E a parte ruim? Nada que se refira à qualidade do filme, mas justamente
quanto à conclusão que o próprio levanta: a de que Porto Alegre estagnou
culturalmente. Isso fica claro no final, seja em forma de provocação, como
fizera Peninha desafiando que o provassem que o momento áureo do Bom Fim
significara de fato um “movimento cultural”, seja em depoimentos mais
moderados, nos quais se ouve e/ou se subentende expressões como “estagnação”,
“desdém” e “descontinuidade”. O próprio filme é um exemplo: mesmo sendo um
sucesso garantido de público (a sala estava lotada, o que se repete desde sua
estreia), levou sofridos 10 anos para ser aprovado na lei de incentivo do
município, e isso por causa de muita insistência.
Peninha, ferino e hilário.
Tristes constatações que, mais tristemente ainda, coferem com as
minhas.

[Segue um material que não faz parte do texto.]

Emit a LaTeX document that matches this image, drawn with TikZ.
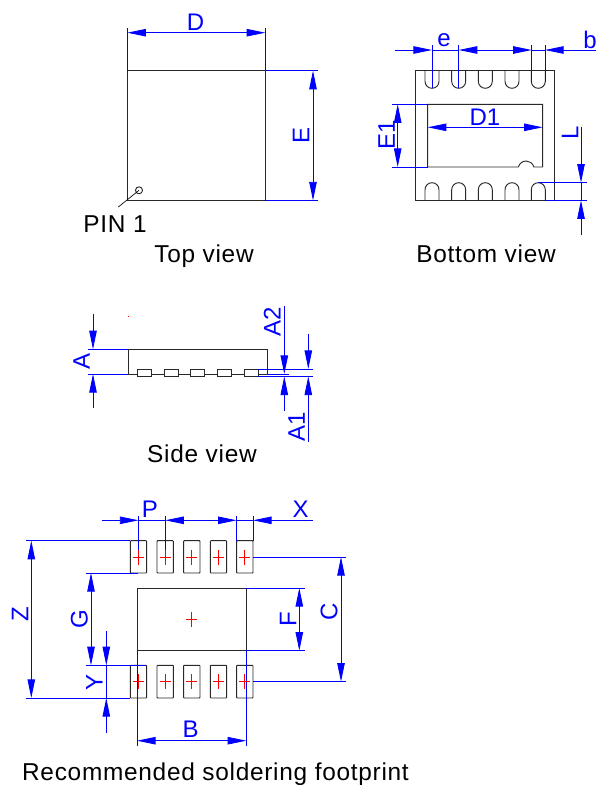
\documentclass[tikz,border=0pt]{standalone}
\usepackage{fontspec}
\setmainfont{Liberation Sans}
\usetikzlibrary{arrows.meta}
\definecolor{dimblue}{RGB}{0,0,255}
\definecolor{outl}{RGB}{40,40,40}
\tikzset{
  x=0.75pt,y=-0.75pt,
  outline/.style={draw=outl,line width=0.7pt},
  extline/.style={draw=dimblue,line width=0.65pt},
  dimtip/.style={draw=dimblue,line width=0.65pt,-{Triangle[length=14pt,width=5.6pt]}},
  dimboth/.style={draw=dimblue,line width=0.65pt,{Triangle[length=14pt,width=5.6pt]}-{Triangle[length=14pt,width=5.6pt]}},
  cross/.style={draw=red,line width=0.75pt},
  dimlab/.style={text=dimblue,font=\fontsize{18}{20}\selectfont,inner sep=0pt},
  caption/.style={text=black,font=\fontsize{18.3}{21}\selectfont\addfontfeature{LetterSpace=3},inner sep=0pt},
}
\newcommand\dimin[3]{\coordinate (#1a) at (#2);\coordinate (#1b) at (#3);\draw[dimboth] (#1a) -- (#1b);}
\newcommand\dimout[5]{\coordinate (#1f) at (#2);\coordinate (#1a) at (#3);\coordinate (#1b) at (#4);\coordinate (#1g) at (#5);
  \draw[dimtip] (#1f) -- (#1a);\draw[dimtip] (#1g) -- (#1b);}
\begin{document}
\begin{tikzpicture}
\useasboundingbox (0,0) rectangle (596,785);
% ---------- top view
\draw[outline] (127.3,70.7) rectangle (265.3,200.5);
\draw[outline] (139,190.3) circle[radius=3.5];
\coordinate (pinc) at (139,190.3);
\coordinate (pinl) at (118.3,207);
\draw[draw=black,line width=0.5pt] (pinl) -- (pinc);
\draw[extline] (127.3,28) -- (127.3,71) (265.3,28) -- (265.3,71);
\draw[extline] (265.3,70.7) -- (318,70.7) (265.3,200.5) -- (318,200.5);
\dimin{D}{127.3,32.7}{265.3,32.7}
\dimin{E}{313,70.7}{313,200.5}
\node[dimlab] (lD) at (195.5,22) {D};
\node[dimlab,rotate=90] (lE) at (301,135.5) {E};
\node[caption] (lpin) at (115,224) {PIN 1};
\node[caption] (ltop) at (204,256) {Top view};
% ---------- bottom view
\draw[outline] (415.7,70.7) rectangle (554.3,200.3);
\foreach \c in {432,458.7,485.3,512,538.3}{
  \draw[outline] ({\c-7},70.7) -- ({\c-7},81.3) .. controls ({\c-7},85.2) and ({\c-3.9},88.3) .. (\c,88.3)
     .. controls ({\c+3.9},88.3) and ({\c+7},85.2) .. ({\c+7},81.3) -- ({\c+7},70.7);
  \draw[outline] ({\c-7},200.3) -- ({\c-7},189.7) .. controls ({\c-7},185.8) and ({\c-3.9},182.7) .. (\c,182.7)
     .. controls ({\c+3.9},182.7) and ({\c+7},185.8) .. ({\c+7},189.7) -- ({\c+7},200.3);
}
\draw[outline] (518.3,167) -- (427.7,167) -- (427.7,104.3) -- (542.7,104.3) -- (542.7,167) -- (534,167)
   .. controls (532.5,163) and (529.5,161) .. (526.2,161) .. controls (522.8,161) and (519.8,163) .. (518.3,167);
\draw[extline] (432,45) -- (432,88.3) (458.7,45) -- (458.7,88.3) (531.7,45) -- (531.7,82) (545,45) -- (545,82);
\draw[extline] (392,104.3) -- (427.7,104.3) (392,167) -- (427.7,167);
\draw[extline] (538,182.7) -- (586.7,182.7) (545.7,200.3) -- (586.7,200.3);
\dimout{e}{395,50}{432,50}{458.7,50}{497,50}
\dimout{b}{497,50}{531.7,50}{545,50}{596,50}
\draw[extline] (432,50) -- (458.7,50) (531.7,50) -- (545,50);
\dimin{Done}{427.7,127.3}{542.7,127.3}
\dimin{Eone}{397.7,104.3}{397.7,167}
\dimout{L}{581,126.7}{581,182.7}{581,200.3}{581,235}
\draw[extline] (581,182.7) -- (581,200.3);
\node[dimlab] (le) at (444,40) {e};
\node[dimlab] (lb) at (590,40) {b};
\node[dimlab] (lDone) at (485,117) {D1};
\node[dimlab,rotate=90] (lEone) at (386.7,135) {E1};
\node[dimlab,rotate=90] (lL) at (570,133) {L};
\node[caption] (lbot) at (486,253.5) {Bottom view};
% ---------- side view
\draw[outline] (128.3,349.3) rectangle (267.3,374);
\foreach \c in {137.3,164,190.7,217.3,244}{
  \draw[outline,fill=white] (\c,369) rectangle ({\c+14},376.7);
}
\fill[red] (128,316) rectangle (128.8,316.8);
\draw[extline] (88,349.3) -- (128.3,349.3) (88,374) -- (128.3,374);
\draw[extline] (258,369) -- (313,369) (258,376.4) -- (313,376.4) (267,374) -- (289,374);
\dimout{A}{93,314}{93,349.3}{93,374}{93,408}
\dimout{Atwo}{284.3,306}{284.3,374}{284.3,376.4}{284.3,411}
\dimout{Aone}{308.3,334}{308.3,369}{308.3,376.4}{308.3,441.7}
\node[dimlab,rotate=90] (lA) at (81.7,361.7) {A};
\node[dimlab,rotate=90] (lAtwo) at (272.3,321.7) {A2};
\node[dimlab,rotate=90] (lAone) at (296.7,426.7) {A1};
\node[caption] (lside) at (202,454) {Side view};
% ---------- footprint
\draw[outline] (137,588) rectangle (246.3,650.7);
\foreach \c in {138.5,165.2,191.8,218.5,244.8}{
  \draw[outline,rounded corners=0.5pt] ({\c-8.2},540.7) rectangle ({\c+8.2},573);
  \draw[outline,rounded corners=0.5pt] ({\c-8.2},665.3) rectangle ({\c+8.2},698);
}
\draw[extline] (138.5,516) -- (138.5,557) (165.2,516) -- (165.2,557) (236.7,516) -- (236.7,540.7) (253,516) -- (253,540.7);
\draw[extline] (26,540.7) -- (130.3,540.7) (26,698) -- (130.3,698);
\draw[extline] (86,573) -- (138,573) (86,665.3) -- (146,665.3);
\draw[extline] (137,650.7) -- (137,746) (246.3,650.7) -- (246.3,746);
\draw[extline] (253,557) -- (346,557) (253,681.7) -- (346,681.7);
\draw[extline] (246.3,588) -- (304.7,588) (246.3,650.7) -- (304.7,650.7);
\foreach \c in {138.5,165.2,191.8,218.5,244.8}{
  \draw[cross] ({\c-5.5},557) -- ({\c+5.5},557) (\c,549.5) -- (\c,564.5);
  \draw[cross] ({\c-5.5},681.7) -- ({\c+5.5},681.7) (\c,674.2) -- (\c,689.2);
}
\draw[cross] (186.2,619.5) -- (197.2,619.5) (191.7,612) -- (191.7,627);
\dimout{P}{101.7,520.3}{138.5,520.3}{165.2,520.3}{200,520.3}
\dimout{X}{200,520.3}{236.7,520.3}{253,520.3}{312.7,520.3}
\draw[extline] (138.5,520.3) -- (165.2,520.3) (236.7,520.3) -- (253,520.3);
\dimin{Z}{31.3,540.7}{31.3,698}
\dimin{G}{91,573}{91,665.3}
\dimout{Y}{106.3,631}{106.3,665.3}{106.3,698}{106.3,732.7}
\draw[extline] (106.3,665.3) -- (106.3,698);
\dimin{B}{137,740.7}{246.3,740.7}
\dimin{C}{341,557}{341,681.7}
\dimin{F}{299.3,588}{299.3,650.7}
\node[dimlab] (lP) at (150,509) {P};
\node[dimlab] (lX) at (300.7,509) {X};
\node[dimlab,rotate=90] (lZ) at (20,614) {Z};
\node[dimlab,rotate=90] (lG) at (79.3,619) {G};
\node[dimlab,rotate=90] (lY) at (94.3,682) {Y};
\node[dimlab] (lB) at (190.7,729) {B};
\node[dimlab,rotate=90] (lC) at (329,611.7) {C};
\node[dimlab,rotate=90] (lF) at (288,619) {F};
\node[caption] (lrec) at (215.5,774.5) {Recommended soldering footprint};
\end{tikzpicture}
\end{document}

E não somente as dos últimos tempos, mas a da real validade de produtos
artísticos porto-alegrenses endeusados aqui mas que, num contexto geral (e no
comparativo com as coisas boas daqui mesmo), são bastante fracas. Carlos
Eduardo Miranda ainda tentar argumentar que bandas como De Falla e Graforréia
Xilarmônica influenciaram o rock brasileiro dos anos 90, porém (e aí se entende
o fundamento da provocação lançada por Peninha), está longe de poder ser
considerado um movimento cultural de sotaque gaúcho. Cabe ao próprio Gordo
Miranda finalizar num depoimento romântico de que, um dia, quiçá, se repita um
momento tão efervescente e interessante na cidade.
Sabemos que não se repetirá.
A Casa de Cinema ganhou relevância nacional e mudou para melhor o
cinema e a televisão brasileira a partir dos anos 90; porém, não formou escola.
Do rock gaúcho, por motivos diferentes, grandes bandas surgiram, mas nenhuma
engatou uma carreira contínua e de real expressão nacional – fora os Engenheiros do Hawaii, que rumaram para longe demais da capital – ou, muito
menos, internacional. Do teatro, a monopolização dos mesmos nomes para, pateticamente,
não apresentarem nada de novo desde aquela época. Só posso concluir que tudo
isso é junção de fatores psicossociais, como falta de antevisão e renovação, pouco-caso
para com o seu semelhante, um sentimento de superioridade intelectual
injustificável e a crise econômica que se arrasta há anos no Estado. Mas tudo,
na verdade, não seria importante se não faltasse de fato um quesito: qualidade.
Ter, tem; mas só em algumas frentes e que não são suficientes para formar algo
que se possa intitular propriamente como porto-alegrense.
No entanto, até as constatações negativas de “Filme...” são méritos do
filme, que não temeu em mostrá-las ou escondê-las num endeusamento pró causa
abordada, como acontece em alguns filmes do gênero (o às vezes parcial “Lóki”,
a respeito do mutante Arnaldo Baptista, ou "O Sal da Terra", que parece não abordar o que realmente deve). O formato clássico de documentário, aliás, é o
mais recomendável quando o próprio tema fala por si como neste caso. Inventar
narrativas “poéticas” ou “modernas” nem sempre é um bom caminho, pois se pode
cair no erro de diluir o principal, que é a história que se está querendo
contar. Menos é mais em documentário. Afora isso, as reveladoras falas de gente
como Juremir Machado da Silva, Polaca, Fiapo Barth, Cikuta, Biba Meira, Luciana
Tomasi e os já citados Nei, Gerbase, Werner, Peninha, Mary, entre outros, são
de grande identificação a quem sempre esteve ligado à cena alternativa de Porto
Alegre de uma forma ou de outra como eu.
Impossível não mencionar que, ainda por cima, assisti à sessão
acompanhado de Leocádia, que nasceu no Bom Fim e morou lá alguns anos da
infância, e na presença da radialista Kátia Suman, com quem já tive momentos
marcantes na minha trajetória como jornalista e ser cultural da cidade, desde quando
a ouvia na Ipanema até momentos presenciais, como no Clube do Ouvinte que
apresentei na rádio, em 1994, ou o Sarau Elétrico, que participei como autor em
2012, em pleno Ocidente. Simbólico, no mínimo.